The Australian Bar Association said debate and commentary around the issue should “at all times respect the position of the courts and the rule of law”.

“Inflammatory language which attacks the integrity of judges who have taken an oath to serve the public tends to undermine the public’s confidence in the courts,” the ABA said. “Confidence in the courts and the rule of law [are] vital to the continuation of our peaceful community.”

The ABA said the commentary about the High Court went beyond the bounds of robust criticism. President Matthew Howard SC noted the decision involved difficult questions of constitutional interpretation about which members of the court reasoned differently.

“It is healthy that the public, through the media, is informed about such a significant decision.
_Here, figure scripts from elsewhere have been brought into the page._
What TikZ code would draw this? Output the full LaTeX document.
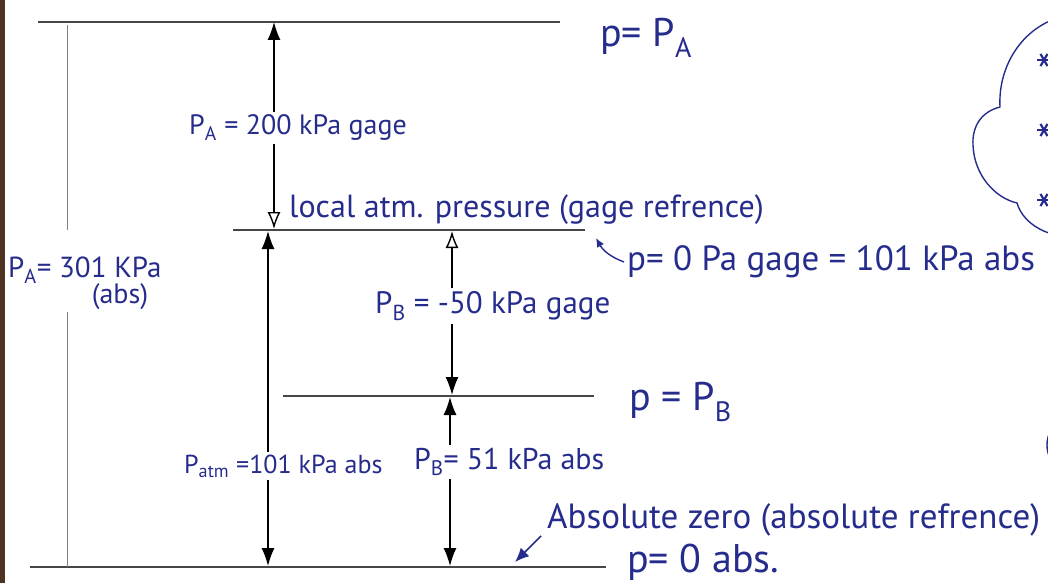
\documentclass[tikz,border=0pt]{standalone}
\usepackage{fontspec}
\setmainfont{PT Sans}
\usepackage{tikz}
\usetikzlibrary{positioning,calc,arrows.meta}
\usepackage{xcolor}
\definecolor{ink}{RGB}{38,44,140}
\definecolor{lead}{RGB}{70,70,70}
\definecolor{frame}{RGB}{78,52,32}

\begin{document}
\begin{tikzpicture}[x=1pt, y=-1pt,
  level/.style={draw=lead, line width=1.8pt},
  guide/.style={draw=gray, line width=1pt},
  dim/.style={draw=black, line width=1.4pt},
  note/.style={text=ink, anchor=west, inner sep=3pt,
    font=\fontsize{28}{30}\selectfont},
  big/.style={note, font=\fontsize{40}{42}\selectfont},
  upo/.style={-{Latex[open,length=17pt,width=13pt]}},
  >={Latex[length=18pt,width=13pt]}
]
  \useasboundingbox (0,0) rectangle (1048,583);
  \clip (0,0) rectangle (1048,583);
  \fill[frame] (0,0) rectangle (5,583);

  % pressure levels
  \coordinate (topL) at (38,22);   \coordinate (topR) at (560,22);
  \coordinate (atmL) at (233,230); \coordinate (atmR) at (585,230);
  \coordinate (pbL)  at (283,396); \coordinate (pbR)  at (594,396);
  \coordinate (zeroL) at (30,567); \coordinate (zeroR) at (606,567);
  \draw[level] (topL) -- (topR);
  \draw[level] (atmL) -- (atmR);
  \draw[level] (pbL) -- (pbR);
  \draw[level] (zeroL) -- (zeroR);

  % labels at the right of the levels
  \node[big] (pA) at (597,38) {p= P\textsubscript{A}};
  \node[note, font=\fontsize{32}{34}\selectfont] (atmNote) at (286,210) {local atm. pressure (gage refrence)};
  \node[note, font=\fontsize{35}{37}\selectfont] (gz) at (624,262) {p= 0 Pa gage = 101 kPa abs};
  \node[big] (pB) at (626,402) {p = P\textsubscript{B}};
  \node[note, font=\fontsize{35}{37}\selectfont] (az) at (544,520) {Absolute zero (absolute refrence)};
  \node[big] (p0) at (624,562) {p= 0 abs.};
  \coordinate (gzTip) at (596,238);
  \coordinate (azTail) at (541,536);
  \coordinate (azTip) at (515,562);
  \draw[ink, line width=1.4pt, -{Latex[length=9pt,width=8pt]}]
    (gz.west) to[bend left=20] (gzTip);
  \draw[ink, line width=1.6pt, -{Latex[length=14pt,width=12pt]}] (azTail) -- (azTip);

  % P_A gage
  \node[note] (gA) at (186,128) {P\textsubscript{A} = 200 kPa gage};
  \coordinate (aTop) at (274,22); \coordinate (aBot) at (274,229);
  \draw[dim, ->] (aTop |- gA.north) -- (aTop);
  \draw[dim, upo] (aTop |- gA.south) -- (aBot);

  % P_A absolute
  \node[note, font=\fontsize{29}{31}\selectfont] (aAbs) at (5,270) {P\textsubscript{A}= 301 KPa};
  \node[note, anchor=center] (aAbsU) at (120,297) {(abs)};
  \coordinate (vTop) at (67,25); \coordinate (vBot) at (67,567);
  \draw[guide] (vTop) -- (67,230);
  \draw[guide] (67,312) -- (vBot);

  % P_atm
  \node[note, font=\fontsize{26}{28}\selectfont] (atm) at (181,466) {P\textsubscript{atm} =101 kPa abs};
  \coordinate (mTop) at (268,231); \coordinate (mBot) at (268,566);
  \draw[dim, ->] (mTop |- atm.north) -- (mTop);
  \draw[dim, ->] (mTop |- atm.south) -- (mBot);

  % P_B gage
  \node[note, font=\fontsize{31}{33}\selectfont] (gB) at (372,306) {P\textsubscript{B} = -50 kPa gage};
  \coordinate (bTop) at (452,231); \coordinate (bBot) at (452,395);
  \draw[dim, upo] (bTop |- gB.north) -- (bTop);
  \draw[dim, ->] (bTop |- gB.south) -- (bBot);

  % P_B absolute
  \node[note, font=\fontsize{30}{32}\selectfont] (aB) at (411,462) {P\textsubscript{B}= 51 kPa abs};
  \coordinate (cTop) at (450,397); \coordinate (cBot) at (450,566);
  \draw[dim, ->] (cTop |- aB.north) -- (cTop);
  \draw[dim, ->] (cTop |- aB.south) -- (cBot);

  % cloud at the edge
  \draw[ink, line width=1.4pt] (1052,20) .. controls (1018,34) and (998,70) .. (1000,107)
    .. controls (980,112) and (972,128) .. (973,145)
    .. controls (974,175) and (995,198) .. (1017,203)
    .. controls (1022,220) and (1038,230) .. (1052,234);
  \foreach \y in {60,130,200}
    \foreach \a in {0,60,120}
      \draw[ink, line width=2.2pt] (1044,\y) ++(\a:7) -- ++(\a+180:14);
  \draw[ink, line width=1.4pt] (1078,445) circle (31pt);
\end{tikzpicture}
\end{document}
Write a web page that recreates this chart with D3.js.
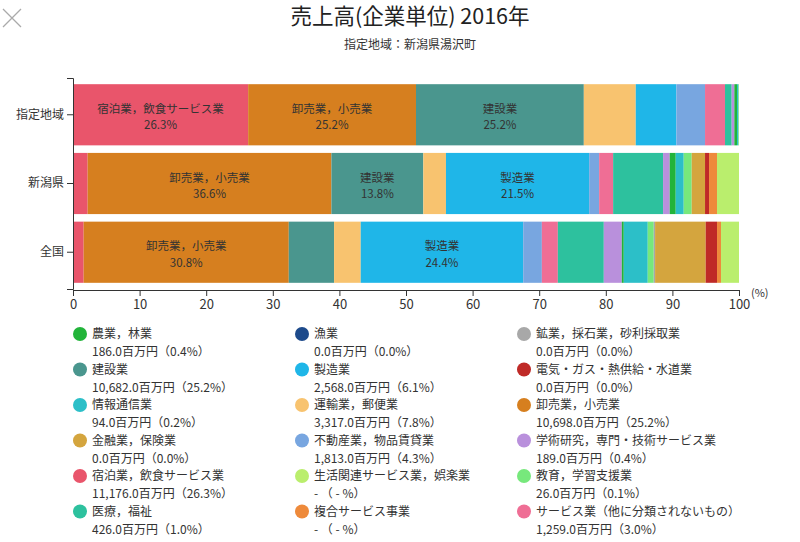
<!DOCTYPE html>
<html><head><meta charset="utf-8">
<script src="https://cdn.jsdelivr.net/npm/d3@7"></script>
<style>
body{margin:0;background:#fff;}
svg{display:block;font-family:"Noto Sans CJK JP","Noto Sans",sans-serif;}
</style></head><body>
<svg id="c" width="800" height="542"></svg>
<script>
const title = "売上高(企業単位) 2016年";
const subtitle = "指定地域：新潟県湯沢町";
const regions = ["指定地域", "新潟県", "全国"];
const industries = ["農業，林業","漁業","鉱業，採石業，砂利採取業","建設業","製造業","電気・ガス・熱供給・水道業","情報通信業","運輸業，郵便業","卸売業，小売業","金融業，保険業","不動産業，物品賃貸業","学術研究，専門・技術サービス業","宿泊業，飲食サービス業","生活関連サービス業，娯楽業","教育，学習支援業","医療，福祉","複合サービス事業","サービス業（他に分類されないもの）"];
const colors = ["#22b43a","#1d4a8b","#a8a8a8","#4a968e","#1fb6e8","#bf2a27","#2cbfc8","#f8c36f","#d67f1f","#d4a53e","#78a6e0","#b990dc","#e9556b","#baee6d","#77e87c","#2dc19e","#ee8a3b","#ef6e95"];
// share (%) per region, in legend order
const valsShitei = [0.4,0,0,25.2,6.1,0,0.2,7.8,25.2,0,4.3,0.4,26.3,0,0.1,1.0,0,3.0];
const valsNiigata = [0.9,0,0,13.8,21.5,0.6,1.2,3.4,36.6,2.0,1.5,1.0,2.2,3.3,1.2,7.5,1.2,2.1];
const valsZenkoku = [0.3,0,0.2,6.8,24.4,1.7,3.6,4.0,30.8,7.6,2.8,2.7,1.6,2.7,0.9,6.9,0.6,2.4];
const legendAmounts = ["186.0百万円（0.4%）","0.0百万円（0.0%）","0.0百万円（0.0%）","10,682.0百万円（25.2%）","2,568.0百万円（6.1%）","0.0百万円（0.0%）","94.0百万円（0.2%）","3,317.0百万円（7.8%）","10,698.0百万円（25.2%）","0.0百万円（0.0%）","1,813.0百万円（4.3%）","189.0百万円（0.4%）","11,176.0百万円（26.3%）","- （ - %）","26.0百万円（0.1%）","426.0百万円（1.0%）","- （ - %）","1,259.0百万円（3.0%）"];
const stackOrder = ["宿泊業，飲食サービス業","卸売業，小売業","建設業","運輸業，郵便業","製造業","不動産業，物品賃貸業","サービス業（他に分類されないもの）","医療，福祉","学術研究，専門・技術サービス業","農業，林業","情報通信業","教育，学習支援業","漁業","鉱業，採石業，砂利採取業","金融業，保険業","電気・ガス・熱供給・水道業","複合サービス事業","生活関連サービス業，娯楽業"];
const xTicks = [0,10,20,30,40,50,60,70,80,90,100];

const svg = d3.select("#c");
const allVals = [valsShitei, valsNiigata, valsZenkoku];
const table = regions.map((r,i)=>{const o={region:r}; industries.forEach((k,j)=>o[k]=allVals[i][j]); return o;});
const color = d3.scaleOrdinal().domain(industries).range(colors);

// close icon
svg.append("path").attr("d","M3,9L21,27M21,9L3,27").attr("stroke","#aaa").attr("stroke-width",1.3).attr("fill","none");

svg.append("text").attr("x",410).attr("y",24).attr("text-anchor","middle").attr("font-size",21.5).attr("fill","#222").text(title);
svg.append("text").attr("x",410).attr("y",49).attr("text-anchor","middle").attr("font-size",12).attr("fill","#333").text(subtitle);

const x = d3.scaleLinear().domain([0,100]).range([73,739]);
const y = d3.scaleBand().domain(regions).range([78,289]).paddingInner(0.11).paddingOuter(0.09);

const series = d3.stack().keys(stackOrder)(table);
const g = svg.append("g");
series.forEach(s=>{
  g.selectAll(null).data(s).join("rect")
    .attr("x",d=>x(d[0])).attr("y",d=>y(d.data.region))
    .attr("width",d=>Math.max(0,x(d[1])-x(d[0]))).attr("height",y.bandwidth())
    .attr("fill",color(s.key));
  const big = s.filter(d=>d[1]-d[0]>10);
  g.selectAll(null).data(big).join("text")
    .attr("text-anchor","middle").attr("font-size",11.5).attr("fill","#333")
    .attr("x",d=>(x(d[0])+x(d[1]))/2).attr("y",d=>y(d.data.region)+y.bandwidth()/2-2)
    .text(s.key);
  g.selectAll(null).data(big).join("text")
    .attr("text-anchor","middle").attr("font-size",11.5).attr("fill","#333")
    .attr("x",d=>(x(d[0])+x(d[1]))/2).attr("y",d=>y(d.data.region)+y.bandwidth()/2+14.5)
    .text(d=>(d[1]-d[0]).toFixed(1)+"%");
});

const ya = svg.append("g").attr("transform","translate(73,0)").call(d3.axisLeft(y).tickSize(6).tickSizeOuter(6));
ya.selectAll("text").attr("font-size",12).attr("fill","#333").attr("font-family","Noto Sans CJK JP");
ya.selectAll("path,line").attr("stroke","#333");

const xa = svg.append("g").attr("transform","translate(0,290)").call(d3.axisBottom(x).tickValues(xTicks).tickSize(6).tickSizeOuter(0));
xa.selectAll("text").attr("font-size",13).attr("fill","#333").attr("font-family","Noto Sans CJK JP").attr("dy","0.75em");
xa.selectAll("path,line").attr("stroke","#333");
svg.append("text").attr("x",751).attr("y",297).attr("font-size",11).attr("fill","#333").text("(%)");

// legend
const colX = [80, 302, 524];
const lg = svg.append("g");
industries.forEach((name,i)=>{
  const cx = colX[i%3], cy = 334 + Math.floor(i/3)*35.5;
  lg.append("circle").attr("cx",cx).attr("cy",cy).attr("r",7).attr("fill",colors[i]);
  lg.append("text").attr("x",cx+12).attr("y",cy+4).attr("font-size",12).attr("fill","#333").text(name);
  lg.append("text").attr("x",cx+12).attr("y",cy+22).attr("font-size",12).attr("fill","#333").text(legendAmounts[i]);
});
</script>
</body></html>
It is also a good sign of an open society that there can be a robust debate about the decision and its implications,” Mr Howard said.

“The concern of the ABA is where inflammatory language is used in that debate or comment which suggests a lack of honesty or legitimacy in the judgements reached. Such language may undermine the public’s confidence in judges generally and our system of justice.”

One opinion piece said the decision limited the Commonwealth’s power to decide who is and who is not an alien is a “direct attack on the sovereignty of the crown”.

“It is also inherently conservative in affirming the power of the Australian state to make and enforce the law,” Professor Galloway said. “There is no suggestion in the decision that the sovereignty of the Australian state is in question.”

Professor Galloway said the operation of the court reinforces this and the implications of the High Court decision “reinforces the power and authority” of the Australian state.

“It does, however, uphold centuries-long common law principle of accommodation of Indigenous laws in a colonial context. In this respect, the decision accords with the contemporary legal and social understanding of how Indigenous Australians fit within the broader Australian policy,” said Professor Galloway.